ヒトと動物のつながりを研究する機関の新しいプロジェクト
盲導犬や聴導犬をはじめとして、車椅子の方を助ける介助犬、低血糖やてんかんの発作を予知して知らせる犬など、犬はさまざまな形で人間の生活を助けてくれています。
介助が必要ではない場合にも、犬と暮らして運動や社交の機会が増えることで心身の健康をサポートしてくれるといった調査結果も多く発表されています。
そのような犬と人間のつながりを科学的に研究しているHuman Animal Bond Research Institute(略称HABRI、ヒューマン・アニマル・ボンド研究所)というアメリカの非営利団体があります。
このHABRIが自閉症スペクトラム症(ASD)と診断された児童とその家族のための介助犬訓練プログラムと、ASD介助犬の影響を評価する研究プロジェクトへの資金提供を発表しました。
自閉症スペクトラム症の児童を助ける介助犬研究
自閉症スペクトラム症と介助犬の研究を行うのはミズーリ大学獣医学部のヒト動物相互作用研究センターの研究チームです。
ASDと診断された子どもが犬と暮らすことで社会的スキルが向上したりストレスが軽減したという報告は数多く聞かれます。

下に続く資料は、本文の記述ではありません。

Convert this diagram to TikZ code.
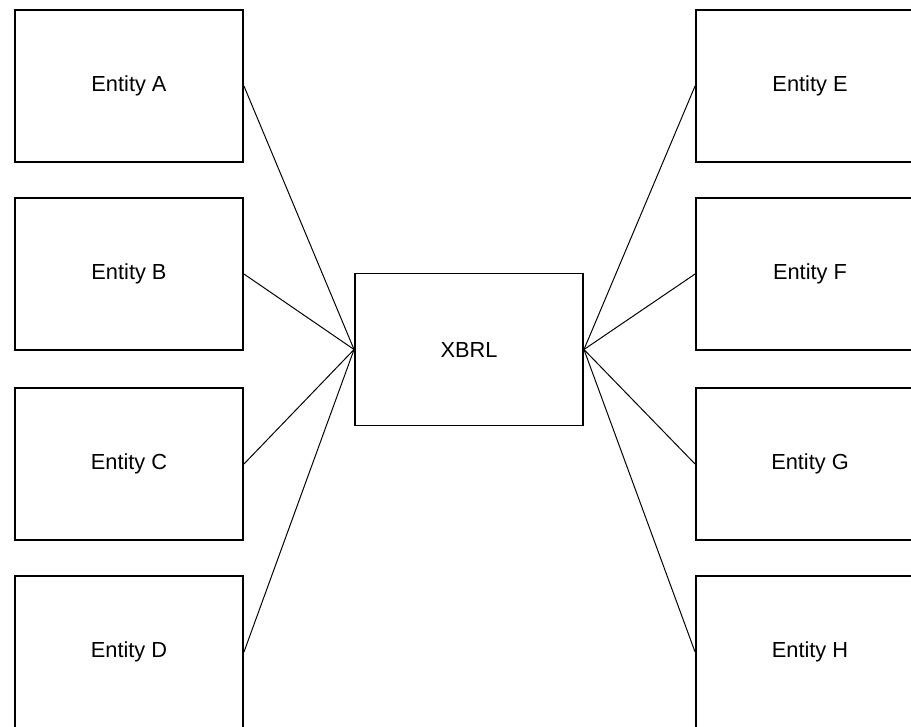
\documentclass[tikz,border=0pt]{standalone}
\usepackage{fontspec}
\setmainfont{Liberation Sans}
\usepackage{tikz}

\begin{document}
\begin{tikzpicture}[x=0.025cm,y=-0.025cm,
   caja/.style={draw,line width=1.3pt,minimum width=5.7cm,minimum height=3.8cm,
      inner sep=0pt,font=\fontsize{15.5}{18}\selectfont},
   enlace/.style={line width=0.7pt}]
   \useasboundingbox (0,0) rectangle (911,726);
   \clip (0,0) rectangle (911,726);
   %centro
   \node[caja] (xbrl) at (469,349.5) {XBRL};
   %entidades izquierda
   \foreach \n/\y in {A/86,B/274,C/464,D/652}
      \node[caja] (e\n) at (129,\y) {Entity \n};
   %entidades derecha
   \foreach \n/\y in {E/86,F/274,G/464,H/652}
      \node[caja] (e\n) at (810,\y) {Entity \n};
   %enlaces
   \foreach \n in {A,B,C,D}
      \draw[enlace] (e\n.east) -- (xbrl.west);
   \foreach \n in {E,F,G,H}
      \draw[enlace] (xbrl.east) -- (e\n.west);
\end{tikzpicture}
\end{document}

しかし、訓練を受けた介助犬がどのくらいのメリットをもたらすかという研究はまだ十分とは言えない状況です。
介助犬が実際にもたらすメリットをデータ化することで、ASDの児童や家族が決断をくだすために役立ったり、システムの運営上必要な細部が明らかになることが期待されます。
介助犬の導入によって期待されること
同研究チームはすでに予備研究を行っており、家庭でペットして飼われている犬とASD児童の相性が良いと家族が感じていることの重要性が明らかになっています。
介助犬としての訓練を受けた犬は、気質の穏やかさも適性に織り込まれており児童のサポーターとして受け入れられやすいと考えられます。

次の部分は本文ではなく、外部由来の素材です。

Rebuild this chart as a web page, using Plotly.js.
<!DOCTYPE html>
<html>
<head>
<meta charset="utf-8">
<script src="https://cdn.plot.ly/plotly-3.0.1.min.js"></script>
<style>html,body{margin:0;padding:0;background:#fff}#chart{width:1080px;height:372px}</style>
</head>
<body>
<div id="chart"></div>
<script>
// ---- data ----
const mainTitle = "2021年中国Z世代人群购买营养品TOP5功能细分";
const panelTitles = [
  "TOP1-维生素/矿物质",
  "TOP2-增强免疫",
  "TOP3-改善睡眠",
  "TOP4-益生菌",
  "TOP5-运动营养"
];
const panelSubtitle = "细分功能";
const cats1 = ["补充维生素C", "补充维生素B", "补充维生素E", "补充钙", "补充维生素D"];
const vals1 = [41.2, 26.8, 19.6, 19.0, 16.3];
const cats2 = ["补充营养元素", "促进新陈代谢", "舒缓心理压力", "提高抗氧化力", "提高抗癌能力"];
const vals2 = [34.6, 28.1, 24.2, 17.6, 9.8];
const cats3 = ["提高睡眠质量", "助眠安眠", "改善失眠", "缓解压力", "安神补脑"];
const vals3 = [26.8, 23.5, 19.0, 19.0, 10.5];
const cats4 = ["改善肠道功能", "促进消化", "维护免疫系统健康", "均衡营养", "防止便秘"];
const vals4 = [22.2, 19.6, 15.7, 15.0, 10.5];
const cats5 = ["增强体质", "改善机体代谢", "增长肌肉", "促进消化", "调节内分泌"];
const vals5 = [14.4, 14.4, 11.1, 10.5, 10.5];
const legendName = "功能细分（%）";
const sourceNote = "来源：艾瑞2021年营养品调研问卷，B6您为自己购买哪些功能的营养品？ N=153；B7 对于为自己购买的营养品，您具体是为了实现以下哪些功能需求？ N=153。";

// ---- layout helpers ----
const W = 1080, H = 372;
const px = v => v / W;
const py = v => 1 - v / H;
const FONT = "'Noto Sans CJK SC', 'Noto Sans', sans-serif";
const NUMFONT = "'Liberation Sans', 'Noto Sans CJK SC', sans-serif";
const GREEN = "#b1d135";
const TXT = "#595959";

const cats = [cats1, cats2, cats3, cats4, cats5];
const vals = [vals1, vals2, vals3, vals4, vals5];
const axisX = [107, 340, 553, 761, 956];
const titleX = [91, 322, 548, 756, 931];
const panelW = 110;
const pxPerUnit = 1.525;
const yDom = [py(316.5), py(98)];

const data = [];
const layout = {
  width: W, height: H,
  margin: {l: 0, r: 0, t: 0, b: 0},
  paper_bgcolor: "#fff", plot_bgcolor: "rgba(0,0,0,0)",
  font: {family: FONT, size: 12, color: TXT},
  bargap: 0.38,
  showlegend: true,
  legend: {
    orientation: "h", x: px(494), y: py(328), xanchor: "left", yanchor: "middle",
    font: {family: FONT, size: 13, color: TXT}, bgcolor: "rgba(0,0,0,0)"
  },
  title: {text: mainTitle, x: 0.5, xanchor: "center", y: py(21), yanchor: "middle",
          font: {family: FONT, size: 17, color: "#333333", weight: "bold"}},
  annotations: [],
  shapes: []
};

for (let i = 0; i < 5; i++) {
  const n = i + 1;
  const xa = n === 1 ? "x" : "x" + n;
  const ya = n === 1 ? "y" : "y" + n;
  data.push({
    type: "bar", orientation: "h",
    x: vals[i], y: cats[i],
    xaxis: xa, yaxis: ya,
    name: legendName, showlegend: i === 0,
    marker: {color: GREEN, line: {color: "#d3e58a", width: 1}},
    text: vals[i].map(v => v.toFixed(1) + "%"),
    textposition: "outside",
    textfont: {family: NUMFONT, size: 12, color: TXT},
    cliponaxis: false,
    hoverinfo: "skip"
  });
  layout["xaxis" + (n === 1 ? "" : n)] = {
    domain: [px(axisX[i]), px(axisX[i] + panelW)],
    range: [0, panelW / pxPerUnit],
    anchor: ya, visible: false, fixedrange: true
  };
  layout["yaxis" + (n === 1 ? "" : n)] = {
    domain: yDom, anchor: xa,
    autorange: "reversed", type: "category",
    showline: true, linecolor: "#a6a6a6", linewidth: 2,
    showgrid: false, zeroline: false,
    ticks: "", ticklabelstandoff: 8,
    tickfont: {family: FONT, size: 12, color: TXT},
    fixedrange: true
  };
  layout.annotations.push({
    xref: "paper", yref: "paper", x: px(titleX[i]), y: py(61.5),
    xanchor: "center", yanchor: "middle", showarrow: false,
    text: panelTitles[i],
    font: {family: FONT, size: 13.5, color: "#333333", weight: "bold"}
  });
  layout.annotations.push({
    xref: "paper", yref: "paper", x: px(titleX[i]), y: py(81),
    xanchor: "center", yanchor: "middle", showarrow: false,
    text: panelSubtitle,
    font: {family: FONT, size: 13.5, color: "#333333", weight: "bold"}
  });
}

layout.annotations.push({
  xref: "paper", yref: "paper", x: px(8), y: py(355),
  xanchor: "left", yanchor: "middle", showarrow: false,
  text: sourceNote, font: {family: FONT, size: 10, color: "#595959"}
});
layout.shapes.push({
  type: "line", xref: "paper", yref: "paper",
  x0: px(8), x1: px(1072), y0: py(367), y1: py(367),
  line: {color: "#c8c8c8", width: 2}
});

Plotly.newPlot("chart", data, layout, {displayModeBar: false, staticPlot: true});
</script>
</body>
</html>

介助犬とのマッチングに際しては児童本人とその家族がトレーニングプログラムに参加するため、ペットの犬よりも高い効果が期待されます。
HABRIからの資金提供を受けて始まる本研究では、ASD児童の親を対象に横断調査(ある一時点での調査)を行いデータを収集する予定とのことです。
これらのデータを使って、介助犬が来るのを待機中の人、介助犬とのマッチングに向けてトレーニング中の人、すでに介助犬と暮らしている人の比較を行い効果を測定します。
また、各児童について待機中〜トレーニング中〜介助犬マッチング後1年の追跡調査を行う縦断研究も実施するとのことです。
まとめ
アメリカで自閉症スペクトラム症の児童のための介助犬研究がスタートするという話題をご紹介しました。
介助犬のマッチングが効果的に行われることで、症状の軽減、不安の軽減、家族の負担の軽減が期待できると考えられます。
また収集されたデータは、介助犬を検討している家族の意思決定のためにも、介助犬育成団体などのプログラムなどにも恩恵をもたらすものとなります。